◆ WHAT YOU SHOULD DO
Gather up the lines that contain "this".

◆ ENTRIES SUPPLIED
◆ ◆ ◆ ◆ ◆ ◆ ◆

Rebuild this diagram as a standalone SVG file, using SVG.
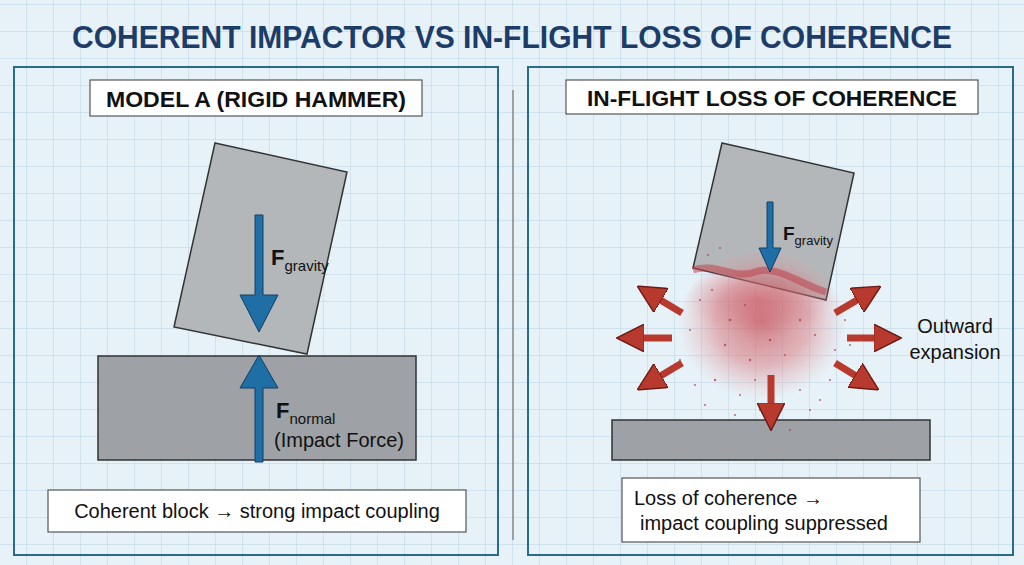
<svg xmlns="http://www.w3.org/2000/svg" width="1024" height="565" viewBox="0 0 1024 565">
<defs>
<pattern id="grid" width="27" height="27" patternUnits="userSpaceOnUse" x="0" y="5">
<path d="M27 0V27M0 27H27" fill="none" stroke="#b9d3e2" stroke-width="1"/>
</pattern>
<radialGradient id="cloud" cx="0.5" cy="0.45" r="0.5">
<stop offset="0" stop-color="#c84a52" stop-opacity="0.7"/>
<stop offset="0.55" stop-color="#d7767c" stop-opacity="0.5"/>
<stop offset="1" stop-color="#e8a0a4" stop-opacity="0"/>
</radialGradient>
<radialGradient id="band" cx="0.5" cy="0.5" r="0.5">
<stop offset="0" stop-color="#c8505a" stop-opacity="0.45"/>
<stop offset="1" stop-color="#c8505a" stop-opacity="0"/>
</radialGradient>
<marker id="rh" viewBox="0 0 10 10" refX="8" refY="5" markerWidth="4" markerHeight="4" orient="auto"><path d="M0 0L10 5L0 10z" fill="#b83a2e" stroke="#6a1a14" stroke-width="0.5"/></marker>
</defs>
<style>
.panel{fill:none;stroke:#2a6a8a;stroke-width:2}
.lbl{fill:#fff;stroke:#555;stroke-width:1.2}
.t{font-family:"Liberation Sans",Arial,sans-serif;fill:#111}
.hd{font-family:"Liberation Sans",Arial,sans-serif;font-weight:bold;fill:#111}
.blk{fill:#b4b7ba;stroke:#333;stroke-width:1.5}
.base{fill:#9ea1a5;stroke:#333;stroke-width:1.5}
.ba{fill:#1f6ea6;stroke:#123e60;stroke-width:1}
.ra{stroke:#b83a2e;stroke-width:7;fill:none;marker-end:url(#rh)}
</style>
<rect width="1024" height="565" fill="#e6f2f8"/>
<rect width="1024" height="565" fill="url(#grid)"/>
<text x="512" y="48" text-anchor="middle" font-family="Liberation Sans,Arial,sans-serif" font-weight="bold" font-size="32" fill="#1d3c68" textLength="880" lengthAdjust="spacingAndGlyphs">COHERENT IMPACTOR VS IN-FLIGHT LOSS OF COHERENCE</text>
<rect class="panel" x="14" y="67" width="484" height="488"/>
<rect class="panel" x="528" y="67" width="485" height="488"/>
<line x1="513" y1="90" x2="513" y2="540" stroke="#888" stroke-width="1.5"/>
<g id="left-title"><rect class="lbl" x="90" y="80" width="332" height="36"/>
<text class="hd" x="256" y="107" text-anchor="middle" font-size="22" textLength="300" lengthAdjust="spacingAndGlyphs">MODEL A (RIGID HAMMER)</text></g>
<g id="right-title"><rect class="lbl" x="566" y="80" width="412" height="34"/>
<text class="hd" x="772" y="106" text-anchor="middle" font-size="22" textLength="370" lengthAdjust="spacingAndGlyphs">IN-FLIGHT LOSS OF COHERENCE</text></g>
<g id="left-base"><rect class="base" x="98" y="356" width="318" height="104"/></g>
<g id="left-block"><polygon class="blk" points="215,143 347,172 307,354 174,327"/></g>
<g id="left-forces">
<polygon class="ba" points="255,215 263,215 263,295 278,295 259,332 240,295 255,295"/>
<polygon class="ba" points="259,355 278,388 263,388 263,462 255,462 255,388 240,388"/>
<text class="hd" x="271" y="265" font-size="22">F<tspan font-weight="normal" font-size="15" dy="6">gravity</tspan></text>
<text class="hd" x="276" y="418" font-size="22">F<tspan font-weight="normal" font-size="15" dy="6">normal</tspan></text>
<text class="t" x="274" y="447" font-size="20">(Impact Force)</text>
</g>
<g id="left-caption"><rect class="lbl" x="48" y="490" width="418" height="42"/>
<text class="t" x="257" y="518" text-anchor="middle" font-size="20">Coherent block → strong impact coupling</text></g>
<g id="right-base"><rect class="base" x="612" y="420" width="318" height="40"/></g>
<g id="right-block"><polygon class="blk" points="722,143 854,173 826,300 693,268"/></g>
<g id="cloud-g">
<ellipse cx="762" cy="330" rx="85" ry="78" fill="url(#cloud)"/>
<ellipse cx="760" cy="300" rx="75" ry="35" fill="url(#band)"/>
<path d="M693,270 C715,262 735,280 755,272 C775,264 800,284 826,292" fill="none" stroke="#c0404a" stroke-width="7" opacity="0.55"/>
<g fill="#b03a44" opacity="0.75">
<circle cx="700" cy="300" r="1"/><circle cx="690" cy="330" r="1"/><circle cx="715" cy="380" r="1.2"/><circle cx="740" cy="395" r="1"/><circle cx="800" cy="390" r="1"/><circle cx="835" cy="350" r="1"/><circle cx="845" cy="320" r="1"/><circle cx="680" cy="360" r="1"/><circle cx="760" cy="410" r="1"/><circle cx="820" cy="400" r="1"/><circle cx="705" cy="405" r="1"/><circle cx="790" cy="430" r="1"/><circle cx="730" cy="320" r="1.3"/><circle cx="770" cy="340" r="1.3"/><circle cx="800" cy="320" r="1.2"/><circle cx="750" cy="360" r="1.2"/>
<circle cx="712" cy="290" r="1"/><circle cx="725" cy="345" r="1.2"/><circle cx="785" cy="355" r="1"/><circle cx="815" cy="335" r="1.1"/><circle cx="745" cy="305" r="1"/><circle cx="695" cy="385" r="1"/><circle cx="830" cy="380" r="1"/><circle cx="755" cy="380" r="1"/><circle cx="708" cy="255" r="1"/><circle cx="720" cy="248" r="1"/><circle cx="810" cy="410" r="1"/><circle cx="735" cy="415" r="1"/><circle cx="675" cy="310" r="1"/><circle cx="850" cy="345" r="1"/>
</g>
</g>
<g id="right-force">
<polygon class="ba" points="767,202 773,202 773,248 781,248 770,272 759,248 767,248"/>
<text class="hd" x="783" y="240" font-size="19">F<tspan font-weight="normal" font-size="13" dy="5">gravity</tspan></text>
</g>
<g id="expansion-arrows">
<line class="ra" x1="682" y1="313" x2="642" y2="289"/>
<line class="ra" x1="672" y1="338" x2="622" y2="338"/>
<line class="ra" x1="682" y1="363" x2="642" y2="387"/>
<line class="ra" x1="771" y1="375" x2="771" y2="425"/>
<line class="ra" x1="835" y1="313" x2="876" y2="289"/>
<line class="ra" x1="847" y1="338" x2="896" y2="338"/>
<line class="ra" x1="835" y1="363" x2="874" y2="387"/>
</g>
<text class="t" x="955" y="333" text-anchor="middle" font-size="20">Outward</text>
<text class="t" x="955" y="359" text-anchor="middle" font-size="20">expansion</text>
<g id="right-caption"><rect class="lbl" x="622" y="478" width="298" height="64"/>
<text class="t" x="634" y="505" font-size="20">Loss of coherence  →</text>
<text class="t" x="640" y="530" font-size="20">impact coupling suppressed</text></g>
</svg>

◆ ◆ ◆ ◆ ◆ ◆ ◆

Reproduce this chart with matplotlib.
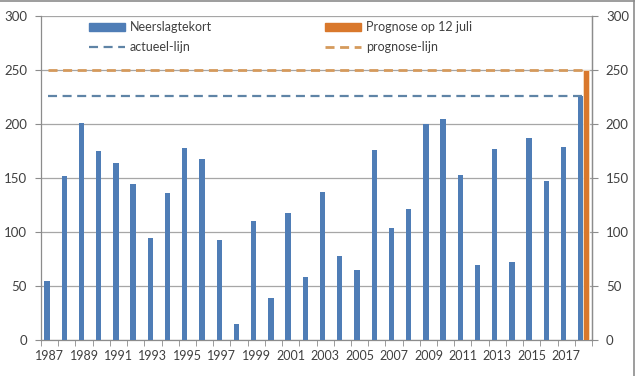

◆ ◆ ◆ ◆ ◆ ◆ ◆

◆ TASK ANSWER
Rebuild this diagram as a standalone SVG file, using SVG.
Reproduce this chart with matplotlib.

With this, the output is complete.